I noticed on one thread that M.Carder said his next camera would be a Sony NEX 7 but on the photography page the recommendation is an Olympus OMD, Im currently shooting with a SONY lumix DMC FZ30 With Leica glass and a fixed 12X lens and 10 mega pixels.It is slow but has manual settings and the ISO tops out at 400 not 800 like Mark would prefer. This camera has served me well as a professional watercolorist but I think oils and portraiture might require more a better set up. Any thoughts from those with an opinion is welcome.

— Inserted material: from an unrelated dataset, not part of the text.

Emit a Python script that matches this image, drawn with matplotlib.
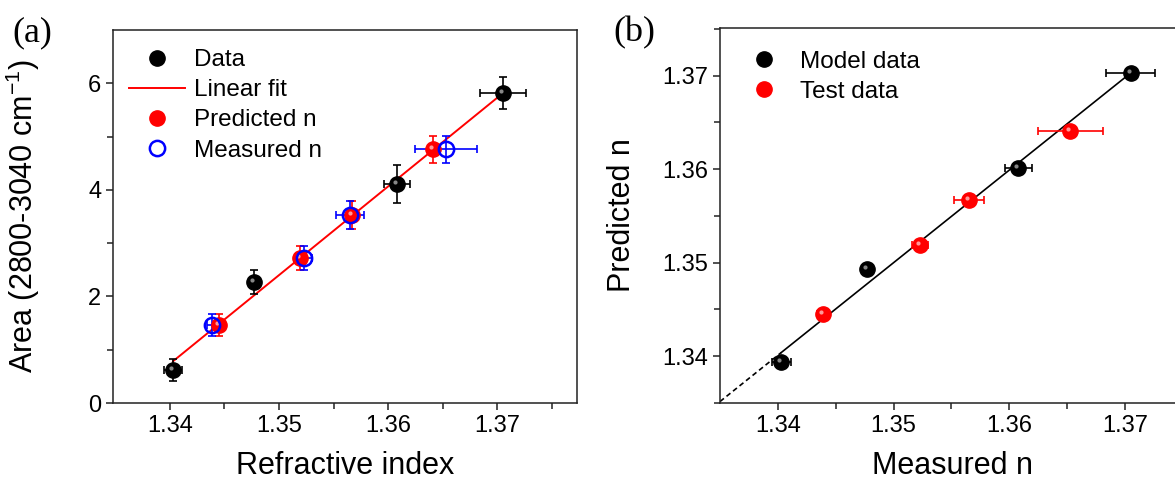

  • [Deleted User][Deleted User] admin
    edited January 2015
    Mark refers to me for camera/photography info and purchase decisions, and I wrote the photography guide very recently, so rely on that and let me know if you have any questions. Don't get discouraged if it seems complicated — just take a lot of notes if you need to and ask me as many questions as you need. Being able to take good photographs is an extremely useful skill to have.
  • DQC,Thank you for your response. Do you think sticking with the Lumix and the limited ISO of 400 will be a hindrance for quality images using a manual setting or should Imove to better tech.
  • I can answer in full tomorrow, but in short, the camera is a decade old. There are lots of reasons to get a new one (forget what Mark said about ISO though, not sure where he said what but it was probably a generalization). Old things aren't always bad, but digital cameras have not aged well, certainly not over that length of time.
  • DQC, Sorry to bother you one more time, but of the Olympus Mark suggest or the Sony NEX 7 which would be the better choice for a professional portrait painter, in your opinion. Thanks in advance for your opinion.
  • Get the Olympus. Once you have it, let me know (either a public post here or you can email me at [email protected]) and I can send you some instructions for changing the settings to make it easier to use. A few people in the portrait workshop we're wrapping up right now bought this camera and I got to play with it and it really is a nice camera, although it does help to change a few settings to make it easier to use in my opinion.

    For general photography and portrait painting, the 14-42mm lens that usually comes with the camera is adequate for head-and-shoulders or three-quarter-length portraits. For full-length portraits (which I don't recommend starting off with), you will want to get the 40–150mm lens (which may also come as an option depending on where you purchase it).

    Let me know if you have any questions. I'm normally more available but we've been extremely busy with this workshop and Geneva stuff all at once!
  • DQM, Thank you ! I will let you know when I make the purchase.